Courtney Ksiazek, Partnership Marketing Director at San Jose Earthquakes: “In 2021 and beyond it is going to be imperative for teams and brands to create real impact in their communities. There will be an expectation more than ever from fans and consumers to see that organizations are actually doing good for others as a residual effect of the year we’ve had in 2020. Not just talking about their community but a truer commitment and action to make it a better place is going to be expected across the board.”


Chase McCaskill, Digital Marketing Manager at U.S. Soccer Federation: “2020 forced many organizations to consider – and even dip their toe into – Esports as a legitimate property. 2021 will be a year that proves which organizations truly believe in the opportunity presented by Esports. Many organizations are already heavily invested in the space and 2021 will prove which organizations are in it for the long haul. The ceiling is high for Esports (particularly eFootball).”

Brett Baur, Vice President Global Partnerships at Monumental Sports & Entertainment: “The categorical separation between ball and stick sports, professional athletes, and esports/gaming will become even more blurred. The video game industry is approaching $200B in global annual revenues with over 2 billion gamers worldwide. And the sports industry is figuring out how to capture those brand dollars and fans. We are already seeing many traditional sport athletes becoming gaming content creators and influencers in the space (eg. JuJu Smitch-Schuster, Aerial Powers, Gordon Hayward, OBJ to name a few), with endemic gaming brands backing them (see HyperX Heroes). Sports fans will want to further engage with their favorite athletes on streaming platforms like Twitch, or better yet, play with them. It creates an opportunity to ‘humanize’ these pro athletes and puts them on a level they can greater relate to.”

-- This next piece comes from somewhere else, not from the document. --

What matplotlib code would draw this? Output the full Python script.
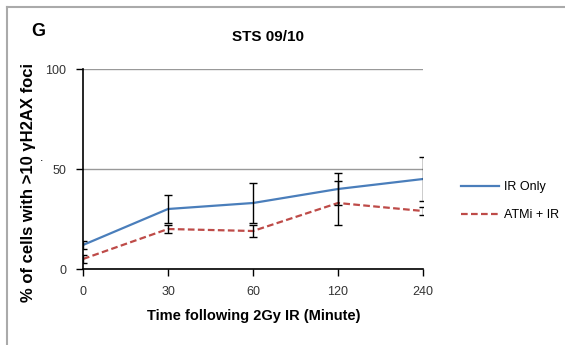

Michelle Gulino, Corporate Partnerships Marketing Manager at Dallas Cowboys: “The WNBA saw a 68% increase in regular-season average viewership in 2020, their Orange Hoodie was named “Best Fashion Statement of 2020” by SBJ. Sarah Fuller’s first appearance for Vanderbilt Football generated over 200 million impressions and a social value of over $3 million. The NWSL’s was ranked 1st in Social Media Engagement Rate amongst major sports leagues (including WNBA (2nd) MLB (3rd) NHL (4th) NFL (5th) NBA (6th) MLS (7th)) and viewership increased 493% this past year. Despite the above, and the fact that women make up 40% of all participants in sports, yet they only 4% of sports media coverage. Crazy right? Women’s sports is just scratching the surface. Many brands and executives stake the claim that advancing women is core to their business, yet how they spend their marketing dollars indicate otherwise. This is a “rise to the occasion” opportunity to walk to the talk for many brands. “

Jon Scammell, International Market Lead at Chelsea FC: “We will see increased monetization of women’s sports, with record audiences, sponsorship revenues and TV rights deals. This will be driven by women’s teams beginning to operate as their own entities; negotiating their own sponsorship and TV deals; and brands wanting to support gender parity.”

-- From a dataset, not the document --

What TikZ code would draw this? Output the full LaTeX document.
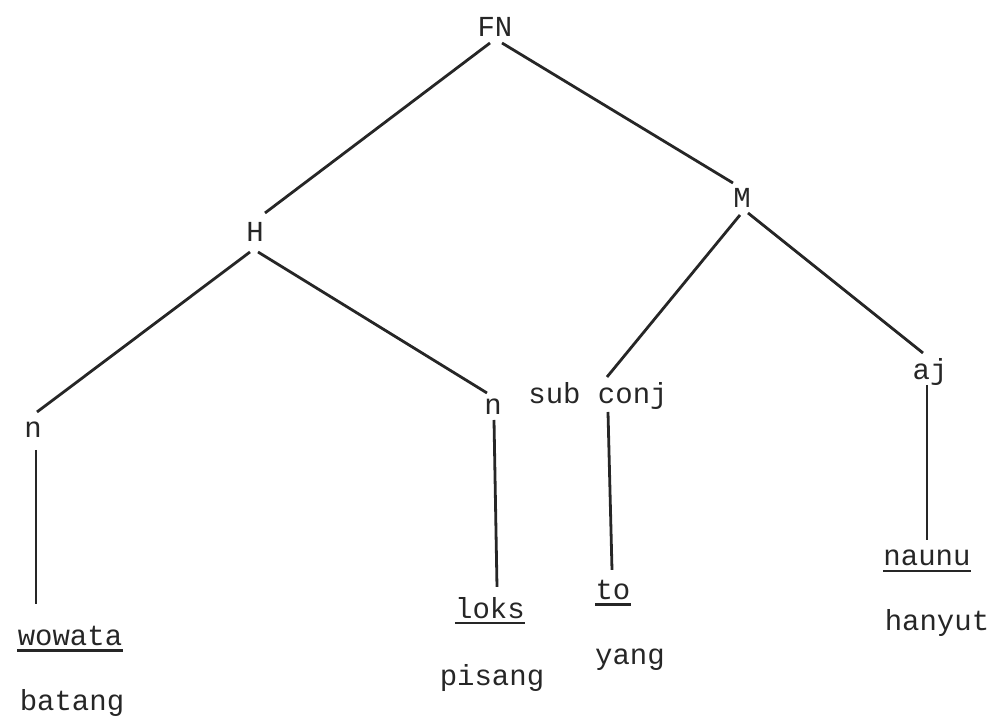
\documentclass[tikz,border=0pt]{standalone}
\usepackage{fontspec}
\setmainfont{Liberation Mono}
\usetikzlibrary{calc}
\begin{document}
\begin{tikzpicture}[x=0.5pt,y=-0.5pt,
  lab/.style={inner sep=0pt, font=\fontsize{14.5}{16}\selectfont, text=black!85},
  edge/.style={line width=1.4pt, black!85},
  ulin/.style={line width=1.1pt, black!85}]
\useasboundingbox (0,0) rectangle (993,726);
\node[lab] (FN) at (495,27) {FN};
\node[lab] (H) at (255,232) {H};
\node[lab] (M) at (742,198) {M};
\node[lab] (n1) at (33,430) {n};
\node[lab] (n2) at (493,407) {n};
\node[lab] (sc) at (598,396) {sub conj};
\node[lab] (aj) at (930,372) {aj};
\node[lab] (wowata) at (70,636) {wowata};
\node[lab] (batang) at (72,703) {batang};
\node[lab] (loks) at (490,608) {loks};
\node[lab] (pisang) at (492,678) {pisang};
\node[lab] (to) at (613,590) {to};
\node[lab] (yang) at (630,660) {yang};
\node[lab] (naunu) at (927,558) {naunu};
\node[lab] (hanyut) at (937,623) {hanyut};
% tree edges
\draw[edge] ($(FN)+(-5,16)$) -- ($(H)+(10,-19)$);
\draw[edge] ($(FN)+(7,16)$) -- ($(M)+(-9,-15)$);
\draw[edge] ($(H)+(-5,20)$) -- ($(n1)+(4,-18)$);
\draw[edge] ($(H)+(3,20)$) -- ($(n2)+(-6,-14)$);
\draw[edge] ($(M)+(-2,17)$) -- ($(sc)+(9,-19)$);
\draw[edge] ($(M)+(6,15)$) -- ($(aj)+(-7,-19)$);
\draw[edge] ($(n1)+(3,20)$) -- ($(wowata.north)+(-34,-22)$);
\draw[edge] ($(n2)+(1,13)$) -- ($(loks.north)+(7,-10)$);
\draw[edge] ($(sc)+(10,16)$) -- ($(to.north)+(-1,-10)$);
\draw[edge] ($(aj)+(-3,13)$) -- ($(naunu.north)+(0,-10)$);
% underlines
\foreach \w in {wowata,loks,to,naunu}
  \draw[ulin] ([yshift=-2.5pt]\w.base west) -- ([yshift=-2.5pt]\w.base east);
\end{tikzpicture}
\end{document}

TJ Ciro, SVP Strategic Partnerships at Opendorse: “Technology-driven platforms will fundamentally change the endorsement industry. The endorsement market’s 100X growth in 2021 and the need for compliant disclosure demands it. A technology-based platform will be necessary for scale and disclosure between brands, student-athletes, schools, conferences and the NCAA. A new marketplace and workflow (think Airbnb for endorsement deals) will have a direct impact on the way brands and athletes transact moving forward.”

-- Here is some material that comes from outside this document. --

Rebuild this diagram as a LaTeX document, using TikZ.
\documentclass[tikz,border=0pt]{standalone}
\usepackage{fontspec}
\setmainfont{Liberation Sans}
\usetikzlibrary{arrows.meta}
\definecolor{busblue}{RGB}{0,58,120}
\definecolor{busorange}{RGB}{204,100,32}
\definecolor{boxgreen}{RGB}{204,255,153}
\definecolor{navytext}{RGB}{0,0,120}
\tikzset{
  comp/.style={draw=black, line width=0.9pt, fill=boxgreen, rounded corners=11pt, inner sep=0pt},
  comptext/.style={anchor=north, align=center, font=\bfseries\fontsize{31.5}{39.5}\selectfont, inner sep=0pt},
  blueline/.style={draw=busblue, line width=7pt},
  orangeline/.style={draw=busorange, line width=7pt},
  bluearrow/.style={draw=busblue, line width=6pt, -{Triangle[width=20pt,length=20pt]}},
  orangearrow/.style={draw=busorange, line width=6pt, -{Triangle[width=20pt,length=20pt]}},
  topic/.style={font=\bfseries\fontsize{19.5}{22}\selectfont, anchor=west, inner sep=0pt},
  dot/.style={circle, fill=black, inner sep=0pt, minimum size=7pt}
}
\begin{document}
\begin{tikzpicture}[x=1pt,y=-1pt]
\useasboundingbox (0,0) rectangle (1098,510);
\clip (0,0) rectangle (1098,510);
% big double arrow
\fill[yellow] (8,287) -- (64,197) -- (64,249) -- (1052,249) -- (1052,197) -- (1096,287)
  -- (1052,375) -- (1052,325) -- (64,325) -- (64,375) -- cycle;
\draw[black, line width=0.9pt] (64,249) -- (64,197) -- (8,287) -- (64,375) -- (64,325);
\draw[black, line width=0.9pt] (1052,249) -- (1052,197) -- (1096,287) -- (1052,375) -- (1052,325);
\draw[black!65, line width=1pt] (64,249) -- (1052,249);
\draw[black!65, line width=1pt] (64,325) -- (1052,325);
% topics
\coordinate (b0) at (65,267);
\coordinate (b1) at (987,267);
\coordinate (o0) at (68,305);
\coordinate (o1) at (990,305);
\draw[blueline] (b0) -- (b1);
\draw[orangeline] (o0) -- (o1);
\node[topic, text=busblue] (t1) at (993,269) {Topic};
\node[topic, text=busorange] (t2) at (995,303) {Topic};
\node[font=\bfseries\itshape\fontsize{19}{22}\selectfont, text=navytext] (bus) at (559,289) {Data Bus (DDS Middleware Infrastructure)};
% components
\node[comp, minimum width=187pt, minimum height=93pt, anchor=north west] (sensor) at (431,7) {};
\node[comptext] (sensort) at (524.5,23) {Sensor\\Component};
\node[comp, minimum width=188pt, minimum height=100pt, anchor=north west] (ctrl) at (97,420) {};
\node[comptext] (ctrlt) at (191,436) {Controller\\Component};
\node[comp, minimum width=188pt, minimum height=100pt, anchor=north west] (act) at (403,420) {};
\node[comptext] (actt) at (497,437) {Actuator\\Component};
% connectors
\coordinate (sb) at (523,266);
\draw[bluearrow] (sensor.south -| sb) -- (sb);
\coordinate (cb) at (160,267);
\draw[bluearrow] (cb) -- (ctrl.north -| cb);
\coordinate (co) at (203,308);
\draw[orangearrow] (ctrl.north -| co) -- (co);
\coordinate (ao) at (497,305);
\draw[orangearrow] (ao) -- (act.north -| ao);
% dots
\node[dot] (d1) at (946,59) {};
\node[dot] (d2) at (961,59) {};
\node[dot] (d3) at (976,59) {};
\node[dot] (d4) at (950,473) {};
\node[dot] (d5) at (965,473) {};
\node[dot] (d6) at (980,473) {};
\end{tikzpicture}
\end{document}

Kyle Waller, Digital Executive at the Premier League: “With many sports organizations and clubs having to deal with a lack of supporters at stadiums, I don’t think it will be too long before tickets are being marketed through a VR lens. A supporter having the ability to watch a game from wherever they are will give organizations extra commercial opportunities and bring the gameday experience back to the fans who are unable to attend. Organizations could implement this on a more regular basis with their core ticket holders, before branching out to casual and international audiences.”